Negotiations eventually led to the conclusion of two similar treaties in January 1943 between China and the UK and US respectively agreeing the relinquishment of extra-territorial rights in China.

==Terms of the treaty==
The wording of the treaty was similar to the proposal made by Hull on 27 August 1942, as it remained brief in order to allow for more detailed agreement once the war was over.

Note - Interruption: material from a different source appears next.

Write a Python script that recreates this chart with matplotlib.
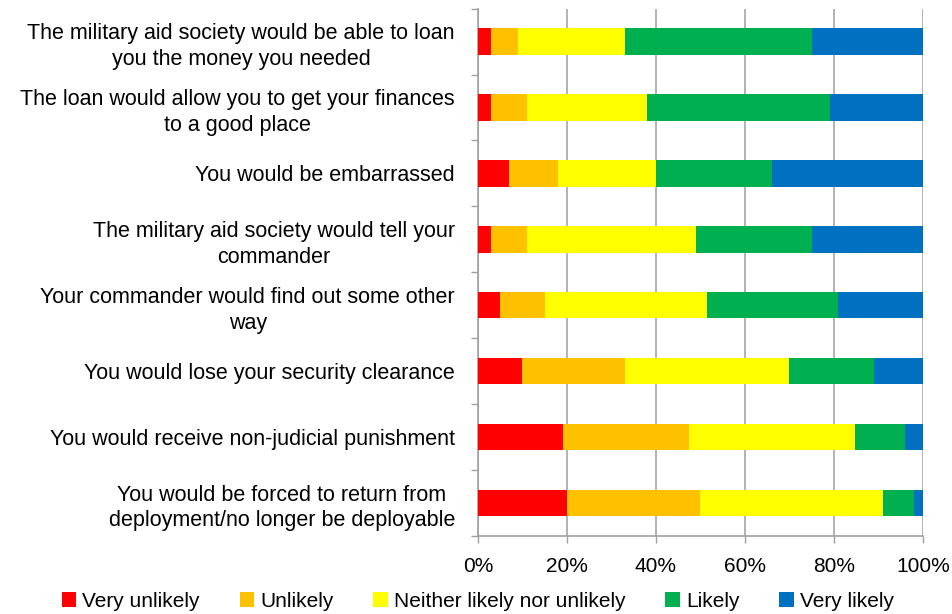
import numpy as np
import matplotlib.pyplot as plt
from matplotlib.ticker import FixedLocator, PercentFormatter

plt.rcParams['font.family'] = ['Liberation Sans', 'DejaVu Sans']

questions = [
    "The military aid society would be able to loan\nyou the money you needed",
    "The loan would allow you to get your finances\nto a good place",
    "You would be embarrassed",
    "The military aid society would tell your\ncommander",
    "Your commander would find out some other\nway",
    "You would lose your security clearance",
    "You would receive non-judicial punishment",
    "You would be forced to return from\ndeployment/no longer be deployable",
]
responses = ["Very unlikely", "Unlikely", "Neither likely nor unlikely", "Likely", "Very likely"]
colors = ["#ff0000", "#ffc000", "#ffff00", "#00b050", "#0070c0"]

very_unlikely = [3, 3, 7, 3, 5, 10, 19.2, 20]
unlikely = [6, 8, 11, 8, 10, 23, 28.2, 30]
neither = [24, 27, 22, 38, 36.5, 37, 37.4, 41]
likely = [42, 41, 26, 26, 29.5, 19, 11.2, 7]
very_likely = [25, 21, 34, 25, 19, 11, 4, 2]

series = [very_unlikely, unlikely, neither, likely, very_likely]

fig = plt.figure(figsize=(9.52, 6.14), dpi=100)
ax = fig.add_axes([0.502, 0.127, 0.4675, 0.859])

y = np.arange(len(questions))
left = np.zeros(len(questions))
for name, vals, c in zip(responses, series, colors):
    vals = np.array(vals, dtype=float)
    ax.barh(y, vals, left=left, height=0.4, color=c, label=name, zorder=3)
    left += vals

ax.set_xlim(0, 100)
ax.set_ylim(len(questions) - 0.5, -0.5)
ax.set_xticks(np.arange(0, 101, 20))
ax.xaxis.set_major_formatter(PercentFormatter(decimals=0))
ax.set_yticks(y)
ax.set_yticklabels(questions, multialignment='center', fontsize=15.5, linespacing=1.3)
ax.yaxis.set_minor_locator(FixedLocator(np.arange(-0.5, len(questions), 1)))
ax.tick_params(axis='y', which='major', length=0, pad=16.5)
ax.tick_params(axis='y', which='minor', length=5, color='#a0a0a0', width=1)
ax.tick_params(axis='x', length=5, color='#a0a0a0', width=1, labelsize=15, pad=10)

ax.grid(axis='x', color='#a6a6a6', linewidth=1.2, zorder=0)
for s in ['top', 'right']:
    ax.spines[s].set_visible(False)
for s in ['left', 'bottom']:
    ax.spines[s].set_color('#a0a0a0')
    ax.spines[s].set_linewidth(1.2)

fig.legend(loc='lower center', bbox_to_anchor=(0.502, -0.025), ncol=5, frameon=False,
           fontsize=15, handlelength=0.7, handleheight=0.7, handletextpad=0.3,
           columnspacing=1.9)

fig.savefig("out.png", dpi=100)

- Article 1 stipulated the treaty shall apply to all territories of the British Empire and the Republic of China.
- Article 2 abrogated all international agreements which granted extra-territorial rights in China to any British nationals and companies.
- Article 3 specifically abrogated the Boxer protocol of 7 September 1901 and promised in the future to restore to the Chinese government the control over the Legations Quarter in Beijing (this provision was mainly symbolic, since Beijing was at the time under Japanese occupation).
- Article 4 terminated all British administrations and control in Shanghai, Amoy (Xiamen), Tientsin (Tianjin) and Canton (Guangzhou) (which were under Japanese occupation at the time).
- Article 5 secured the existing rights and titles to real property possessed by British nationals and companies in China, under protection of the Chinese Government subject to Chinese law.
- Article 6 bound the British and Chinese governments to reciprocity in their commercial relations.
- Article 7 regulated the work of diplomatic agents in each country.
- Article 8 provided for negotiations for new treaties of commerce, to begin six months following the conclusion of the war being waged.
- Article 9 provided for ratification of the treaty.

==Hong Kong==

Chiang Kai-shek attempted to put the Hong Kong Question onto the two parties' agenda, suggesting that the Kowloon concession should be returned to the Republic of China along with the other foreign concessions. This was fiercely rejected by the United Kingdom's prime minister at the time, Winston Churchill. The United Kingdom also demanded that the Republic of China give their written consent that the Kowloon concession was not included within the unequal treaties, or else they would refuse to sign, so the Republic of China was forced to drop the concession of Kowloon from the agenda. The two sides signed the treaty, with the Republic of China writing a formal letter to the United Kingdom and securing the right to raise the issue of Hong Kong on a later occasion.